Na tarde de 16 de fevereiro de 1957, a Rainha de Inglaterra roubou um beijo ao Príncipe Filipe depois de uma separação de quatro meses, a mais longa desde o dia do seu casamento, 10 anos antes. O momento foi testemunhado pelos jornalistas que estavam na Base Aérea do Montijo. Ela de tailleur escuro, ele de fato discreto, reencontravam-se depois de o duque de Edimburgo ter partido em viagem a bordo da embarcação real Britannia, que passou pela Austrália, Nova Zelândia, Gâmbia e Gibraltar.
Reunidos em Portugal, os monarcas preparavam-se então para dar início à visita de Estado ao país, marcada para arrancar oficialmente dois dias mais tarde, a 18 de fevereiro. O Britannia estacionou nas águas do rio Sado para que o casal tivesse uma reunião privada que antecederia um itinerário meticulosamente preparado pelo Governo português. Mas antes de iniciar aquela que foi considerada pelos meios diplomáticos nacionais “a visita do século”, a jovem monarca — à época com 30 anos — dedicou algum tempo aos amigos que tinha por cá, nomeadamente a Domingos de Souza e Holstein-Beck e Maria do Carmo Pinheiro de Mello, duques de Palmela.
Os amigos portugueses
Ainda no dia 16 e acabado de chegar ao país, o duque de Edimburgo convidou o duque de Palmela para almoçar a bordo do Britannia, tendo já feito planos para o dia seguinte. “A rainha disse que gostaria de visitar o Palácio do Calhariz durante o dia 17, em que ainda estaria incógnita em Portugal”, conta ao Observador Sofia de Moser Leitão, modelo, ceramista, influenciadora digital e bisneta dos duques de Palmela. A sua avó, Maria José de Sousa e Holstein-Beck, conhecida como Zinha entre os familiares, é a mais nova de 11 filhos do casal. Tinha 23 anos na altura e ainda guarda algumas memórias da visita da rainha.
Domingos de Souza e Holstein-Beck foi embaixador português em Londres durante a Segunda Guerra Mundial. “Não era embaixador de carreira, era engenheiro civil, mas pelo seu nome e por ter sido educado em Londres e a minha bisavó também, achou o governo que seria a pessoa indicada naquela altura difícil para aquele cargo”, explica a bisneta. Nos anos que passou por lá, o casal travou amizade com a família real.

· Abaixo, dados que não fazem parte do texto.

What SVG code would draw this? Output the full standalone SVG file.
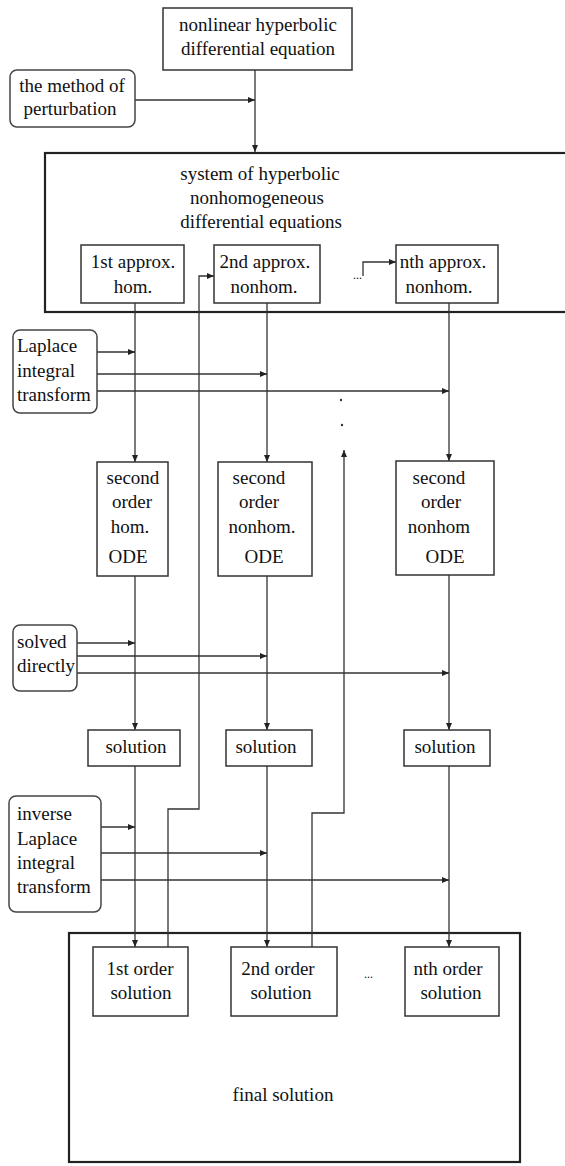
<svg xmlns="http://www.w3.org/2000/svg" width="565" height="1166" viewBox="0 0 565 1166">
  <defs>
    <marker id="arr" markerUnits="userSpaceOnUse" markerWidth="8" markerHeight="6" refX="7" refY="3" orient="auto">
      <path d="M0,0 L7,3 L0,6 z" fill="#222"/>
    </marker>
    <style>
      text { font-family: 'Liberation Serif', serif; font-size: 19px; fill: #111; }
      .c { text-anchor: middle; }
      .box { fill: #fff; stroke: #333; stroke-width: 1.5; }
      .frame { fill: none; stroke: #222; stroke-width: 2.2; }
      .round { fill: #fff; stroke: #444; stroke-width: 1.5; }
      .arr { fill: none; stroke: #333; stroke-width: 1.3; marker-end: url(#arr); }
    </style>
  </defs>
  <rect width="565" height="1166" fill="#fff"/>

  <g font-family="Liberation Serif, serif">
  <!-- large container frames -->
  <g id="system">
    <rect class="frame" x="45" y="153" width="530" height="159"/>
    <text class="c" x="260" y="180">system of hyperbolic</text>
    <text class="c" x="257" y="204">nonhomogeneous</text>
    <text class="c" x="261" y="228">differential equations</text>
    <text x="353" y="279" style="font-size:12px">...</text>
  </g>
  <g id="final">
    <rect class="frame" x="69" y="933" width="451" height="229"/>
    <text class="c" x="283" y="1101">final solution</text>
    <text x="364" y="978" style="font-size:12px">...</text>
  </g>

  <!-- connectors -->
  <g id="connectors">
    <path class="arr" d="M255,70 V152"/>
    <path class="arr" d="M135,100 H255"/>

    <path class="arr" d="M135,303 V462"/>
    <path class="arr" d="M267,303 V462"/>
    <path class="arr" d="M449,303 V461"/>
    <path class="arr" d="M135,576 V730"/>
    <path class="arr" d="M267,576 V730"/>
    <path class="arr" d="M449,575 V730"/>
    <path class="arr" d="M135,766 V947"/>
    <path class="arr" d="M267,766 V947"/>
    <path class="arr" d="M449,766 V947"/>

    <path class="arr" d="M97,352 H135"/>
    <path class="arr" d="M97,374 H267"/>
    <path class="arr" d="M97,391 H449"/>

    <path class="arr" d="M77,643 H135"/>
    <path class="arr" d="M77,656 H267"/>
    <path class="arr" d="M77,673 H449"/>

    <path class="arr" d="M101,827 H135"/>
    <path class="arr" d="M101,853 H267"/>
    <path class="arr" d="M101,880 H449"/>

    <path class="arr" d="M168,947 V809 H199 V276 H214"/>
    <path class="arr" d="M312,947 V813 H344 V450"/>
    <path class="arr" d="M363,276 V262 H396"/>
    <circle cx="341" cy="400" r="1.2" fill="#333"/>
    <circle cx="342" cy="425" r="1.2" fill="#333"/>
  </g>

  <!-- nodes -->
  <g id="n-nonlinear">
    <rect class="box" x="163" y="8" width="189" height="62"/>
    <text class="c" x="258" y="31">nonlinear hyperbolic</text>
    <text class="c" x="258" y="55">differential equation</text>
  </g>
  <g id="n-perturbation">
    <rect class="round" x="10" y="70" width="125" height="57" rx="7"/>
    <text class="c" x="72" y="92">the method of</text>
    <text class="c" x="70" y="115">perturbation</text>
  </g>

  <g id="n-approx1">
    <rect class="box" x="81" y="245" width="103" height="58"/>
    <text class="c" x="133" y="268">1st approx.</text>
    <text class="c" x="133" y="293">hom.</text>
  </g>
  <g id="n-approx2">
    <rect class="box" x="214" y="245" width="106" height="58"/>
    <text class="c" x="265" y="268">2nd approx.</text>
    <text class="c" x="264" y="293">nonhom.</text>
  </g>
  <g id="n-approxn">
    <rect class="box" x="396" y="245" width="102" height="58"/>
    <text class="c" x="443" y="268">nth approx.</text>
    <text class="c" x="439" y="293">nonhom.</text>
  </g>

  <g id="n-laplace">
    <rect class="round" x="13" y="330" width="84" height="83" rx="7"/>
    <text x="17" y="352">Laplace</text>
    <text x="17" y="377">integral</text>
    <text x="17" y="401">transform</text>
  </g>

  <g id="n-ode1">
    <rect class="box" x="97" y="462" width="71" height="114"/>
    <text class="c" x="133" y="484">second</text>
    <text class="c" x="132" y="508">order</text>
    <text class="c" x="130" y="533">hom.</text>
    <text class="c" x="128" y="563">ODE</text>
  </g>
  <g id="n-ode2">
    <rect class="box" x="218" y="462" width="94" height="114"/>
    <text class="c" x="259" y="484">second</text>
    <text class="c" x="259" y="508">order</text>
    <text class="c" x="262" y="533">nonhom.</text>
    <text class="c" x="264" y="563">ODE</text>
  </g>
  <g id="n-oden">
    <rect class="box" x="396" y="461" width="98" height="114"/>
    <text class="c" x="439" y="484">second</text>
    <text class="c" x="441" y="508">order</text>
    <text class="c" x="439" y="533">nonhom</text>
    <text class="c" x="445" y="563">ODE</text>
  </g>

  <g id="n-solved">
    <rect class="round" x="13" y="625" width="64" height="66" rx="7"/>
    <text x="17" y="648">solved</text>
    <text x="17" y="672">directly</text>
  </g>

  <g id="n-sol1">
    <rect class="box" x="88" y="730" width="92" height="36"/>
    <text class="c" x="136" y="753">solution</text>
  </g>
  <g id="n-sol2">
    <rect class="box" x="226" y="730" width="86" height="36"/>
    <text class="c" x="266" y="753">solution</text>
  </g>
  <g id="n-soln">
    <rect class="box" x="404" y="730" width="86" height="36"/>
    <text class="c" x="445" y="753">solution</text>
  </g>

  <g id="n-inverse">
    <rect class="round" x="9" y="796" width="92" height="116" rx="7"/>
    <text x="17" y="820">inverse</text>
    <text x="17" y="845">Laplace</text>
    <text x="17" y="869">integral</text>
    <text x="17" y="893">transform</text>
  </g>

  <g id="n-order1">
    <rect class="box" x="93" y="947" width="95" height="69"/>
    <text class="c" x="140" y="975">1st order</text>
    <text class="c" x="141" y="999">solution</text>
  </g>
  <g id="n-order2">
    <rect class="box" x="231" y="947" width="106" height="69"/>
    <text class="c" x="278" y="975">2nd order</text>
    <text class="c" x="281" y="999">solution</text>
  </g>
  <g id="n-ordern">
    <rect class="box" x="405" y="947" width="94" height="69"/>
    <text class="c" x="448" y="975">nth order</text>
    <text class="c" x="451" y="999">solution</text>
  </g>
  </g>
</svg>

Em fevereiro de 1957, os duques de Palmela estavam a morar no Rato, em Lisboa, e foram de propósito para a Arrábida deixar tudo preparado a preceito no Palácio do Calhariz antes de receberem os monarcas. A 17 de fevereiro, como combinado e “debaixo de um temporal”, a rainha e o marido chegaram para almoçar pelas 13 horas no Rolls Royce que veio de Inglaterra. “Só estavam na visita os 11 filhos, genros, noras e a nanny que os educou, não queriam mais ninguém.” A acompanhar os monarcas, chegou também a Condessa de Leicester.
“A rainha tinha um ar muito fresco e jovem. Tomaram aperitivos e 15 minutos depois foram para a mesa.” Segundo recorda a filha mais nova dos duques de Palmela, citada pela neta, o casal real deixou os anfitriões “sempre à vontade na conversa”. Caricato é o facto de o casal português e os seus 11 filhos serem todos fumadores, ao contrário dos monarcas, levando a certa altura a rainha a comentar: “As neither of us smoke, we seem to forget others do” [Como nenhum de nós fuma, esquecemo-nos que os outros o fazem”].
Por volta das 15h30, Isabel II quis conhecer o palácio, mostrando sempre interesse em todos os seus pormenores. De seguida, e a seu pedido, os duques de Palmela e a avó Zinha partiram de carro para lhes mostrar a Serra da Arrábida, altura que a rainha aproveitou para fazer alguns registos fotográficos. Com esse passeio, terminou a visita privada do casal real aos seus amigos portugueses. No dia seguinte, desembarcariam do Britannia no Cais das Colunas pelas 11 horas da manhã, enquanto aviões a jato sobrevoavam em formação simétrica o Terreiro do Paço — como detalha o Observador num artigo dedicado inteiramente à primeira visita de Isabel II a Portugal.